Tornadoes may not strike on the massive scale of hurricanes, but the devastation can still be incredible. Recently cutting a swath through the Midwest, a series of 147 tornadoes was responsible for producing one-inch size hail, wind gusts of greater than 60 miles an hour and the deaths of six people. The town of Thurman, Iowa was struck by an EF2 category twister, leaving 75 percent of the town in shambles and the residents devastated.
It’s always unfortunate to lose any life, but the deaths in Tornado Alley would have been substantially higher if the residents did not take storm preparedness seriously. The people in living in these areas know that tornadoes can spring up suddenly with wildly, unpredictable paths. When you consider that tornadoes around the country killed more than 500 people in 2011 alone, now more than ever it is imperative for people all around the country to be prepared as best they can.
Have a Plan
Regardless of where you live, you should know what to do in the event of a tornado. You cannot always get out of the path, but you can find a safe place where you can hope to ride out the storm. Teach your children about surviving natural disasters, so they will know what to do if you are not with them. Practice the skills, so everyone will be more likely to remember them when the time comes.
Seeking Shelter in a Home
Consider the layout of your home to determine which room or closet you can enter that does not have any windows or exterior walls. It may be a bathroom or even a bedroom closet. The goal is to have as many walls between you and the home’s exterior as possible. Basements are ideal, particularly if you have an enclosed area in the basement where you can seek shelter. Get under a sturdy piece of furniture in that room to protect your head from flying debris.
Vacating a Car or Mobile Home
Cars and mobile homes will not provide any protection from the twisting winds and incredible power of a tornado. You are actually safer leaving these structures and looking for shelter elsewhere. If possible, go into a nearby building. If not, seek protection outdoors.

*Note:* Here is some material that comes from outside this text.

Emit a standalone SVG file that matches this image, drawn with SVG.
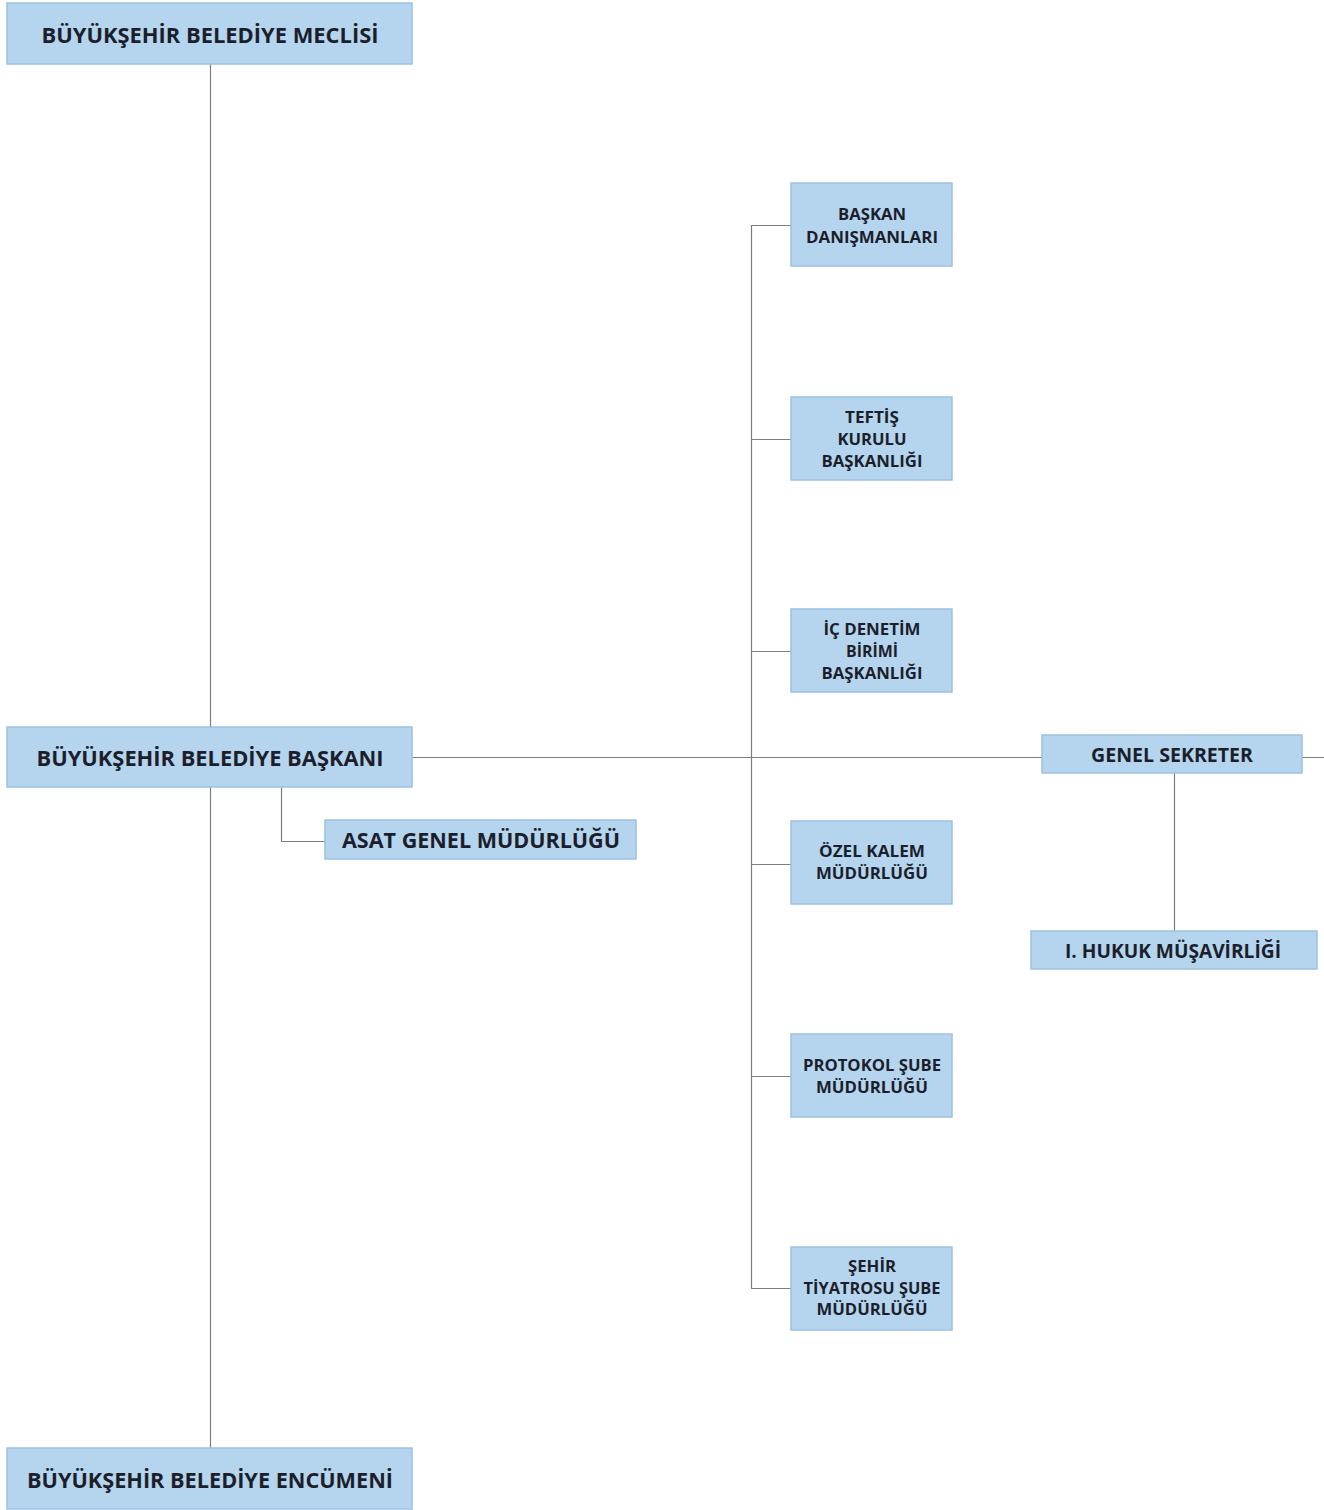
<svg xmlns="http://www.w3.org/2000/svg" width="1324" height="1510" viewBox="0 0 1324 1510">
<style>
.box{fill:#b5d5ef;stroke:#9cc1e2;stroke-width:1.5}
.t{font-family:"Open Sans","Liberation Sans",sans-serif;font-weight:700;fill:#1c1f2b;text-anchor:middle}
.big{font-size:21px}
.mid{font-size:19px}
.sm{font-size:16px}
.c{stroke:#7d7d85;stroke-width:1.2;fill:none}
</style>
<rect width="1324" height="1510" fill="#ffffff"/>
<g id="connectors">
<path class="c" d="M210.5 64V727M210.5 787V1448"/>
<path class="c" d="M412 757.5H1042M1302 757.5H1324"/>
<path class="c" d="M281.5 787V841.5H325"/>
<path class="c" d="M751.5 225V1288.5"/>
<path class="c" d="M751 225.5H791M751 439.5H791M751 651.5H791M751 864.5H791M751 1076.5H791M751 1288.5H791"/>
<path class="c" d="M1174.5 773V931"/>
</g>
<g id="meclis"><rect class="box" x="7" y="3" width="405" height="61"/><text class="t big" x="210" y="43" textLength="337" lengthAdjust="spacingAndGlyphs">BÜYÜKŞEHİR BELEDİYE MECLİSİ</text></g>
<g id="baskan"><rect class="box" x="7" y="727" width="405" height="60"/><text class="t big" x="210" y="766" textLength="347" lengthAdjust="spacingAndGlyphs">BÜYÜKŞEHİR BELEDİYE BAŞKANI</text></g>
<g id="encumen"><rect class="box" x="7" y="1448" width="405" height="61"/><text class="t big" x="210" y="1488" textLength="366" lengthAdjust="spacingAndGlyphs">BÜYÜKŞEHİR BELEDİYE ENCÜMENİ</text></g>
<g id="asat"><rect class="box" x="325" y="820" width="311" height="39"/><text class="t big" x="481" y="848" textLength="278" lengthAdjust="spacingAndGlyphs">ASAT GENEL MÜDÜRLÜĞÜ</text></g>
<g id="genelsekreter"><rect class="box" x="1042" y="735" width="260" height="38"/><text class="t mid" x="1172" y="762" textLength="162" lengthAdjust="spacingAndGlyphs">GENEL SEKRETER</text></g>
<g id="hukuk"><rect class="box" x="1031" y="931" width="286" height="38"/><text class="t mid" x="1173" y="958" textLength="216" lengthAdjust="spacingAndGlyphs">I. HUKUK MÜŞAVİRLİĞİ</text></g>
<g id="danismanlar"><rect class="box" x="791" y="183" width="161" height="83"/><text class="t sm" x="872" y="220" textLength="68" lengthAdjust="spacingAndGlyphs">BAŞKAN</text><text class="t sm" x="872" y="243" textLength="132" lengthAdjust="spacingAndGlyphs">DANIŞMANLARI</text></g>
<g id="teftis"><rect class="box" x="791" y="397" width="161" height="83"/><text class="t sm" x="872" y="423" textLength="54" lengthAdjust="spacingAndGlyphs">TEFTİŞ</text><text class="t sm" x="872" y="445" textLength="69" lengthAdjust="spacingAndGlyphs">KURULU</text><text class="t sm" x="872" y="467" textLength="101" lengthAdjust="spacingAndGlyphs">BAŞKANLIĞI</text></g>
<g id="icdenetim"><rect class="box" x="791" y="609" width="161" height="83"/><text class="t sm" x="872" y="635" textLength="97" lengthAdjust="spacingAndGlyphs">İÇ DENETİM</text><text class="t sm" x="872" y="657" textLength="52" lengthAdjust="spacingAndGlyphs">BİRİMİ</text><text class="t sm" x="872" y="679" textLength="101" lengthAdjust="spacingAndGlyphs">BAŞKANLIĞI</text></g>
<g id="ozelkalem"><rect class="box" x="791" y="821" width="161" height="83"/><text class="t sm" x="872" y="857" textLength="106" lengthAdjust="spacingAndGlyphs">ÖZEL KALEM</text><text class="t sm" x="872" y="879" textLength="112" lengthAdjust="spacingAndGlyphs">MÜDÜRLÜĞÜ</text></g>
<g id="protokol"><rect class="box" x="791" y="1034" width="161" height="83"/><text class="t sm" x="872" y="1071" textLength="138" lengthAdjust="spacingAndGlyphs">PROTOKOL ŞUBE</text><text class="t sm" x="872" y="1093" textLength="112" lengthAdjust="spacingAndGlyphs">MÜDÜRLÜĞÜ</text></g>
<g id="tiyatro"><rect class="box" x="791" y="1247" width="161" height="83"/><text class="t sm" x="872" y="1272" textLength="48" lengthAdjust="spacingAndGlyphs">ŞEHİR</text><text class="t sm" x="872" y="1294" textLength="137" lengthAdjust="spacingAndGlyphs">TİYATROSU ŞUBE</text><text class="t sm" x="872" y="1315" textLength="111" lengthAdjust="spacingAndGlyphs">MÜDÜRLÜĞÜ</text></g>
</svg>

Look for a ditch, depression or ravine. You want to be below ground level, if possible, to avoid the flying debris that will occur during a tornado. Flash floods are common in tornadoes, so be prepared to move to another area. Don’t use overpasses as shelters because the structure can create a wind tunnel and leave you more vulnerable.
Build a Shelter
If you don’t have an appropriate space in your home to serve as a shelter, consider installing one. Shelters are the epitome of storm preparedness, as you can plan for flying objects like bricks and supply it with a small stash of food and water. Whether in the ground or in your home, you should perform drills for the entire family to practice getting to the shelter during an emergency.
Surviving natural disasters is as simple as accepting that they will happen and preparing for them. A little planning now can go a long way towards saving your life later.